Given problem — Leave out the images; return the rest of the data exactly.

<<<<

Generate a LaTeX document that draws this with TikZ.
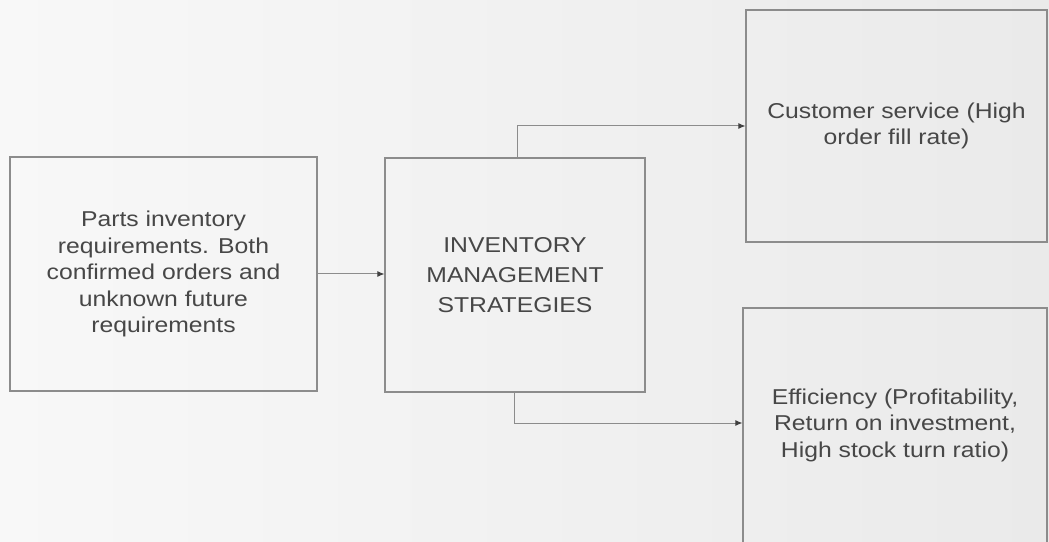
\documentclass[tikz,border=0pt]{standalone}
\usepackage{fontspec}
\newfontfamily\boxfont{Liberation Sans}[FakeStretch=1.15]
\usetikzlibrary{arrows.meta}
\definecolor{boxline}{HTML}{8C8C8C}
\definecolor{boxtext}{HTML}{474747}
\definecolor{paperleft}{HTML}{F8F8F8}
\definecolor{paperright}{HTML}{EAEAEA}

\begin{document}
\begin{tikzpicture}[x=1pt,y=1pt,
    box/.style={draw=boxline, line width=1.1pt, rectangle, inner sep=0pt, align=center,
        text=boxtext, font=\boxfont\fontsize{21.5}{26.5}\selectfont},
    flow/.style={draw=boxline, line width=1pt, -{Latex[length=7pt,width=6pt,color=black!75]}}]
                % Paper
                \useasboundingbox (0,0) rectangle (1049,541);
                \shade[left color=paperleft, right color=paperright] (0,0) rectangle (1049,541);

                % Boxes
                \node[box, minimum width=307pt, minimum height=234pt] (parts) at (163.5,267)
                    {Parts inventory\\requirements. Both\\confirmed orders and\\unknown future\\requirements};
                \node[box, minimum width=260pt, minimum height=234pt,
                    font=\boxfont\fontsize{21.5}{30}\selectfont] (strat) at (515,266)
                    {INVENTORY\\MANAGEMENT\\STRATEGIES};
                \node[box, minimum width=301pt, minimum height=232pt] (cust) at (896.5,415)
                    {Customer service (High\\order fill rate)};
                \node[box, minimum width=304pt, minimum height=260pt, text depth=30pt] (eff) at (895,103)
                    {Efficiency (Profitability,\\Return on investment,\\High stock turn ratio)};

                % Arrows
                \draw[flow] (parts.east) -- (parts.east -| strat.west);
                \draw[flow] ([xshift=2pt]strat.north) |- (cust.west);
                \draw[flow] ([xshift=-1pt]strat.south) |- ([yshift=15pt]eff.west);
            \end{tikzpicture}
\end{document}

>>>>

Result of the task —
Generate a LaTeX document that draws this with TikZ.
\documentclass[tikz,border=0pt]{standalone}
\usepackage{fontspec}
\newfontfamily\boxfont{Liberation Sans}[FakeStretch=1.15]
\usetikzlibrary{arrows.meta}
\definecolor{boxline}{HTML}{8C8C8C}
\definecolor{boxtext}{HTML}{474747}
\definecolor{paperleft}{HTML}{F8F8F8}
\definecolor{paperright}{HTML}{EAEAEA}

\begin{document}
\begin{tikzpicture}[x=1pt,y=1pt,
    box/.style={draw=boxline, line width=1.1pt, rectangle, inner sep=0pt, align=center,
        text=boxtext, font=\boxfont\fontsize{21.5}{26.5}\selectfont},
    flow/.style={draw=boxline, line width=1pt, -{Latex[length=7pt,width=6pt,color=black!75]}}]
                % Paper
                \useasboundingbox (0,0) rectangle (1049,541);
                \shade[left color=paperleft, right color=paperright] (0,0) rectangle (1049,541);

                % Boxes
                \node[box, minimum width=307pt, minimum height=234pt] (parts) at (163.5,267)
                    {Parts inventory\\requirements. Both\\confirmed orders and\\unknown future\\requirements};
                \node[box, minimum width=260pt, minimum height=234pt,
                    font=\boxfont\fontsize{21.5}{30}\selectfont] (strat) at (515,266)
                    {INVENTORY\\MANAGEMENT\\STRATEGIES};
                \node[box, minimum width=301pt, minimum height=232pt] (cust) at (896.5,415)
                    {Customer service (High\\order fill rate)};
                \node[box, minimum width=304pt, minimum height=260pt, text depth=30pt] (eff) at (895,103)
                    {Efficiency (Profitability,\\Return on investment,\\High stock turn ratio)};

                % Arrows
                \draw[flow] (parts.east) -- (parts.east -| strat.west);
                \draw[flow] ([xshift=2pt]strat.north) |- (cust.west);
                \draw[flow] ([xshift=-1pt]strat.south) |- ([yshift=15pt]eff.west);
            \end{tikzpicture}
\end{document}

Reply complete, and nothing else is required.